Вскоре тронулся поезд, мать поблагодарила спасителя и его доченьку ионии что-то еще поговорили, пока стоял поезд, потом попрощались. Мать и тоня сели в теплушку, на прощанье помахали руками и поезд тронулся.
Как немного успокоились все мать и мы, первым долгом мать рассчитала на сколько дней делить булку и стала нас кормить, конечно, не досыта. От Ушумуна до Вяземска мы ехали не то семь, не то восемь суток. Булка хлеба закончилась и опять наступил голод, но в Вяземске мать разыскала какую-то тетку, не то родственницу, не то посёлочницу, но вполне надежную женщину. При встрече с нами она растерялась, но потом после объяснений матери, поселила нас в баню. Баня была сделана по-белому и недавно была протоплена. Пахло пареными дубовыми вениками и банным теплом. Нам даже показалось хорошо после сырой и холодной погоды на улице, время было уже начало морозов.

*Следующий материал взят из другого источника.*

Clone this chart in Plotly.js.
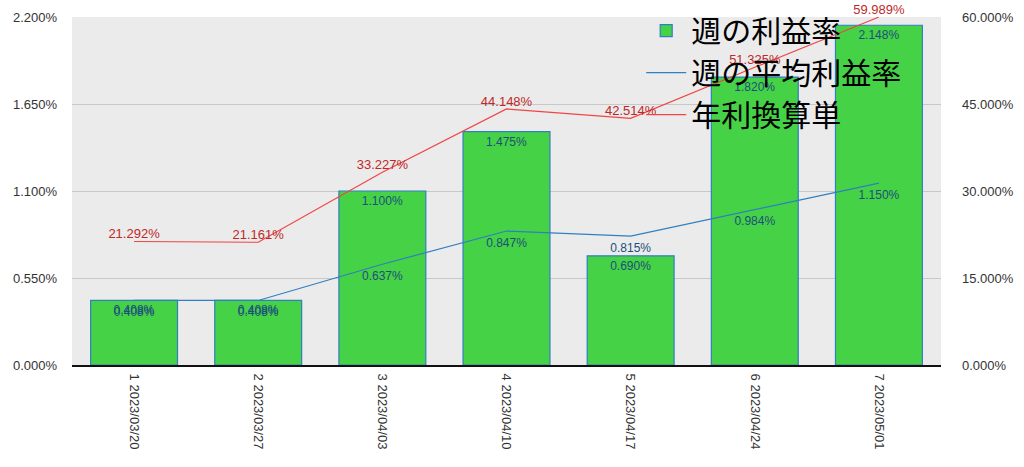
<!DOCTYPE html>
<html>
<head>
<meta charset="utf-8">
<script src="https://cdn.plot.ly/plotly-3.0.1.min.js"></script>
<style>html,body{margin:0;padding:0;background:#fff;}#chart{width:1024px;height:467px;}</style>
</head>
<body>
<div id="chart"></div>
<script>
const categories = ["1 2023/03/20","2 2023/03/27","3 2023/04/03","4 2023/04/10","5 2023/04/17","6 2023/04/24","7 2023/05/01"];
const weeklyRate = [0.408, 0.408, 1.100, 1.475, 0.690, 1.820, 2.148];
const avgRate = [0.408, 0.408, 0.637, 0.847, 0.815, 0.984, 1.150];
const annualRate = [21.292, 21.161, 33.227, 44.148, 42.514, 51.325, 59.989];
const seriesNames = ["週の利益率", "週の平均利益率", "年利換算単"];

const fmt = v => v.toFixed(3) + "%";
const labelFont = {family: "Liberation Sans, Arial, sans-serif", size: 12};

const traces = [
  {
    type: "bar", name: seriesNames[0], x: categories, y: weeklyRate,
    marker: {color: "#46d246", line: {color: "#2f7fc1", width: 1.2}},
    width: 0.7,
    text: weeklyRate.map(fmt), textposition: "inside", insidetextanchor: "end",
    textangle: 0, constraintext: "none",
    textfont: Object.assign({color: "#1d4f7c"}, labelFont),
    cliponaxis: false, hoverinfo: "skip"
  },
  {
    type: "scatter", mode: "lines+markers+text", name: seriesNames[1], x: categories, y: avgRate,
    line: {color: "#2f7fc1", width: 1.2},
    marker: {size: 9, color: "rgba(0,0,0,0)"},
    text: avgRate.map(fmt), textposition: "bottom center",
    textfont: Object.assign({color: "#1d4f7c"}, labelFont),
    cliponaxis: false, hoverinfo: "skip"
  },
  {
    type: "scatter", mode: "lines+text", name: seriesNames[2], x: categories, y: annualRate,
    yaxis: "y2",
    line: {color: "#f04545", width: 1.2},
    text: annualRate.map(fmt), textposition: "top center",
    textfont: Object.assign({color: "#c02828"}, {family: labelFont.family, size: 13}),
    cliponaxis: false, hoverinfo: "skip"
  }
];

const tickFont = {family: "Liberation Sans, Arial, sans-serif", size: 13, color: "#333"};

const layout = {
  width: 1024, height: 467,
  margin: {l: 72, r: 83, t: 17, b: 102, pad: 0, autoexpand: false},
  paper_bgcolor: "#ffffff",
  plot_bgcolor: "#ebebeb",
  showlegend: true,
  legend: {
    x: 0.655, y: 0.99, xanchor: "left", yanchor: "top",
    xref: "paper", yref: "container",
    bgcolor: "rgba(0,0,0,0)",
    font: {family: "Noto Sans CJK JP, sans-serif", size: 30, color: "#000"},
    tracegroupgap: 0, itemwidth: 40
  },
  bargap: 0.3,
  xaxis: {
    type: "category",
    tickangle: 90,
    tickfont: tickFont,
    showgrid: false,
    showline: true, linecolor: "#111", linewidth: 2,
    ticks: "", ticklabelstandoff: 4,
    automargin: false
  },
  yaxis: {
    range: [0, 2.2], dtick: 0.55, tick0: 0,
    tickformat: ".3f", ticksuffix: "%",
    tickfont: tickFont,
    showgrid: true, gridcolor: "#c8c8c8", gridwidth: 1,
    zeroline: false, showline: false,
    ticks: "", ticklabelstandoff: 14,
    automargin: false
  },
  yaxis2: {
    overlaying: "y", side: "right",
    range: [0, 60], dtick: 15, tick0: 0,
    tickformat: ".3f", ticksuffix: "%",
    tickfont: tickFont,
    showgrid: false, zeroline: false, showline: false,
    ticks: "", ticklabelstandoff: 20,
    automargin: false
  }
};

Plotly.newPlot("chart", traces, layout, {displayModeBar: false, staticPlot: true});
</script>
</body>
</html>
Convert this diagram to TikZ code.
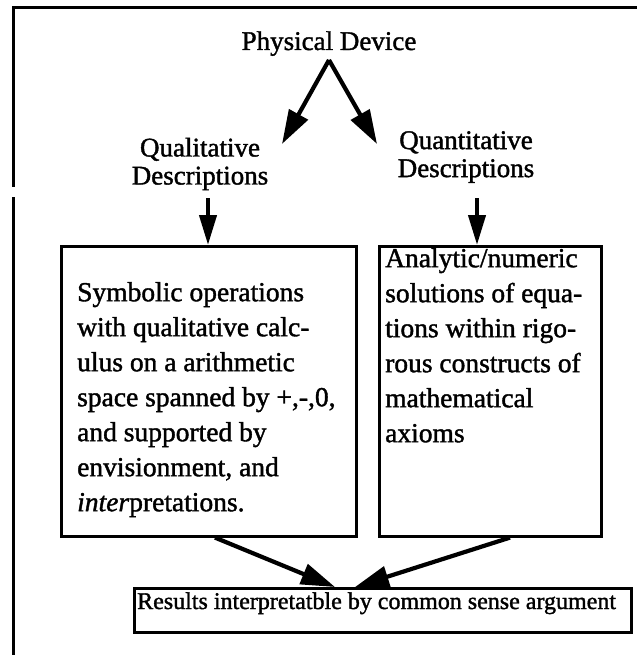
\documentclass[tikz,border=0pt]{standalone}
\usepackage{fontspec}
\setmainfont{Liberation Serif}[FakeBold=1.4]
\usetikzlibrary{arrows.meta,calc}
\begin{document}
\begin{tikzpicture}[x=1pt,y=-1pt,
  lbl/.style={inner sep=0pt, font=\fontsize{27}{28}\selectfont, align=center},
  boxtext/.style={inner sep=0pt, font=\fontsize{27.5}{35}\selectfont, align=left, anchor=north west},
  panel/.style={draw, line width=2.6pt, inner sep=0pt, anchor=north west},
  border/.style={line width=3pt},
  bigarrow/.style={line width=4.2pt, -{Triangle[length=34pt,width=21pt]}},
  smallarrow/.style={line width=4.2pt, -{Triangle[length=30pt,width=17pt]}}]
\useasboundingbox (0,0) rectangle (637,661);
% outer frame (top and left edges)
\draw[border] (12,8) -- (637,8);
\draw[border] (13,8) -- (13,187);
\draw[border] (13,197) -- (13,655);

% labels
\node[lbl, anchor=base] (pd) at (329,50) {Physical Device};
\node[lbl] (ql) at (200,164) {Qualitative\\Descriptions};
\node[lbl] (qn) at (466,157) {Quantitative\\Descriptions};

% boxes
\node[panel, minimum width=295pt, minimum height=290pt] (sym) at (60,245) {};
\node[panel, minimum width=222pt, minimum height=290pt] (ana) at (378,245) {};
\node[panel, minimum width=497pt, minimum height=44pt] (res) at (133,587) {};

\node[boxtext] (symtext) at (77,276.5) {\strut Symbolic operations\\
with qualitative calc-\\
ulus on a arithmetic\\
space spanned by +,-,0,\\
and supported by\\
envisionment, and\\
\textit{inter}pretations.};
\node[boxtext] (anatext) at (385,242.5) {\strut Analytic/numeric\\
solutions of equa-\\
tions within rigo-\\
rous constructs of\\
mathematical\\
axioms};
\node[inner sep=0pt, font=\fontsize{24}{28}\selectfont, anchor=base west] (restext) at (137,609)
  {Results interpretatble by common sense argument};

% connectors
\coordinate (apex) at (329,60);
\coordinate (tl) at (282,144);
\coordinate (tr) at (377,144);
\draw[bigarrow] (apex) -- (tl);
\draw[bigarrow] (apex) -- (tr);

\coordinate (qls) at (208,198);
\coordinate (qns) at (477,198);
\draw[smallarrow] (qls) -- (qls |- sym.north);
\draw[smallarrow] (qns) -- (qns |- ana.north);

\coordinate (sb) at ($(sym.south west)+(155,0)$);
\coordinate (ab) at ($(ana.south west)+(132,0)$);
\coordinate (r1) at ($(res.north west)+(202,0)$);
\coordinate (r2) at ($(res.north west)+(222,0)$);
\draw[bigarrow] (sb) -- (r1);
\draw[bigarrow] (ab) -- (r2);
\end{tikzpicture}
\end{document}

Немного погодя нам принесли поесть горячего картофеля на отвар и хлеба. Мы поели, тетка принесла нам старый тулуп и мы улеглись спать, спалось особенно хорошо, после сытого ужина и в тепле. На другой день подтопили баню, перемылись. Нам хотелось на улицу, но мать строго наказала, чтобы мы никуда не выходили и когда уходила поговорить с тёткой, нас залаживала на деревянную заложку с улицы.
3
Шульта – гнилая сердцевина берёзы, которую в голод варят вместо чая.